Even Though Its Surface Is a Horror Show, Life Could Thrive Elsewhere on Venus
By Michelle Starr
Venus, but for some quirk of planetary evolution, could have been Earth or vice versa.
The two planets share many similarities, but where Earth is moist and temperate, Venus has a scorching hot surface shrouded with a thick atmosphere of toxic and acidic fumes.
Nevertheless, that atmosphere is not entirely inhospitable, according to new research. Although the chance microbes might thrive in such an environment is slim, it’s plausible enough to warrant considering.
“The clouds can support a biomass that could readily be detectable by future astrobiology-focused space missions from its impact on the atmosphere,” write a team led by molecular biologist William Bains of Cardiff University in the UK and MIT in the US in a paper published in Astrobiology.
“Although we consider the prospects for finding life on Venus to be speculative, they are not absent. The scientific reward from finding life in such an un-Earthlike environment justifies considering how observations and missions should be designed to be capable of detecting life if it is there.”
The prospect of life on Venus has loomed large in the collective imagination of Earth since the discovery of traces of phosphine gas in the planet’s atmosphere in 2020.
Phosphine can be produced by biological and geological processes, and its detection has been hotly debated. The debate did ignite a keen scientific interest in re-examining our presuppositions about Venus’s habitability, or lack thereof.

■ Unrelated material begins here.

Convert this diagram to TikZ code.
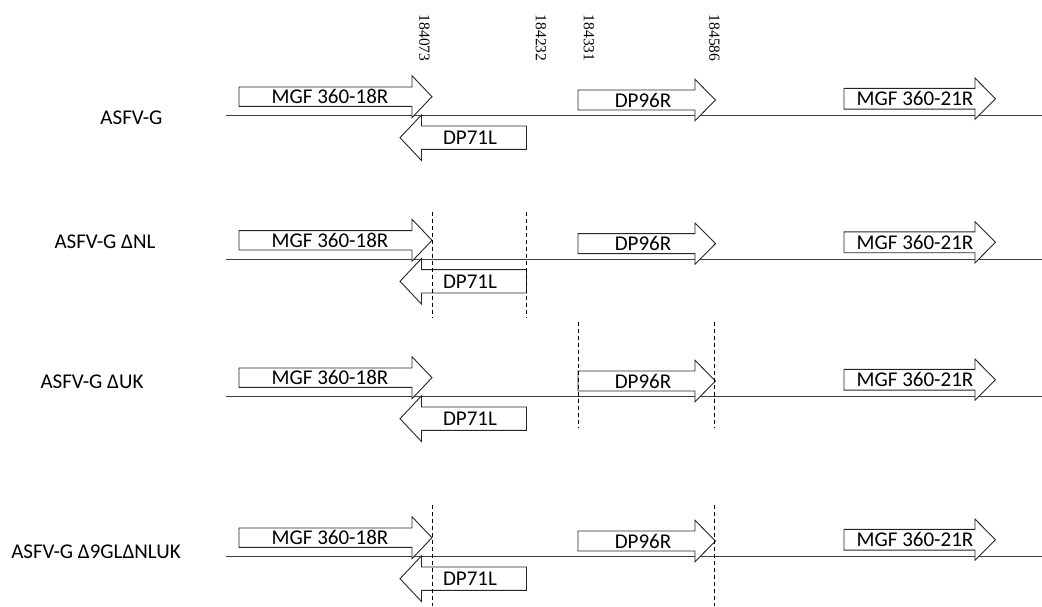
\documentclass[tikz,border=0pt]{standalone}
\usepackage{fontspec}
\setmainfont{Carlito}
\newfontfamily\posfont{Liberation Serif}

\begin{document}
\begin{tikzpicture}[
  x=1pt, y=-1pt,
  font=\fontsize{21}{25}\selectfont,
  genome/.style={draw=black!75, line width=1.1pt},
  gene/.style={draw=black!85, line width=0.9pt, fill=white},
  cut/.style={draw=black, line width=0.8pt, dash pattern=on 4pt off 3pt},
  coord/.style={font=\posfont\fontsize{15.5}{18}\selectfont, rotate=-90, inner sep=0pt},
  strain/.style={inner sep=0pt},
  gname/.style={inner sep=0pt}
]
  \useasboundingbox (0,0) rectangle (1042,606);

  % genome positions (top)
  \node[coord] (p184073) at (424.5,38) {184073};
  \node[coord] (p184232) at (541,38) {184232};
  \node[coord] (p184331) at (589,38) {184331};
  \node[coord] (p184586) at (714.5,38) {184586};

  % strain names
  \node[strain] (asfvg)     at (131.5,117.7) {ASFV-G};
  \node[strain] (asfvg-nl)  at (105,241.7)   {ASFV-G ΔNL};
  \node[strain] (asfvg-uk)  at (92,381.7)    {ASFV-G ΔUK};
  \node[strain] (asfvg-all) at (96,551.7)    {ASFV-G Δ9GLΔNLUK};

  % one row per strain: genome line and the four genes
  \foreach \s/\y in {g/115.7, nl/259.3, uk/396.7, all/556.7} {
    \draw[genome] (226,\y) -- (1042,\y);
    % MGF 360-18R
    \draw[gene] (239,\y-28.7) -- (412,\y-28.7) -- (412,\y-40) -- (432,\y-19)
      -- (412,\y+2) -- (412,\y-9.3) -- (239,\y-9.3) -- cycle;
    \node[gname] (mgf18-\s) at (330,\y-19) {MGF 360-18R};
    % DP71L
    \draw[gene] (526.5,\y+10.3) -- (421.5,\y+10.3) -- (421.5,\y-0.8) -- (400,\y+22)
      -- (421.5,\y+44.8) -- (421.5,\y+33.7) -- (526.5,\y+33.7) -- cycle;
    \node[gname] (dp71-\s) at (470,\y+22) {DP71L};
    % DP96R
    \draw[gene] (578,\y-25.7) -- (695,\y-25.7) -- (695,\y-36.4) -- (715.5,\y-15.7)
      -- (695,\y+5) -- (695,\y-5.7) -- (578,\y-5.7) -- cycle;
    \node[gname] (dp96-\s) at (643,\y-15.7) {DP96R};
    % MGF 360-21R
    \draw[gene] (844,\y-27.4) -- (975,\y-27.4) -- (975,\y-37.6) -- (995.5,\y-17)
      -- (975,\y+3.6) -- (975,\y-6.6) -- (844,\y-6.6) -- cycle;
    \node[gname] (mgf21-\s) at (915,\y-17) {MGF 360-21R};
  }

  % deleted regions
  \draw[cut] (432,211.7) -- (432,317);
  \draw[cut] (526,211.7) -- (526,317);
  \draw[cut] (578,321.7) -- (578,427.3);
  \draw[cut] (714.5,321.7) -- (714.5,427.3);
  \draw[cut] (432,505) -- (432,606);
  \draw[cut] (714.5,505) -- (714.5,606);
\end{tikzpicture}
\end{document}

The surface itself is unlikely to be habitable to life as we know it: Temperatures on the Venusian ground average around 464 degrees Celsius (867 Fahrenheit). Life’s chemistry requires a solvent (here on Earth, that’s water), and those temperatures are incompatible with any liquid. But Venus’s skies, although much more temperate, are laced with clouds of sulfuric acid and were not thought to be much better.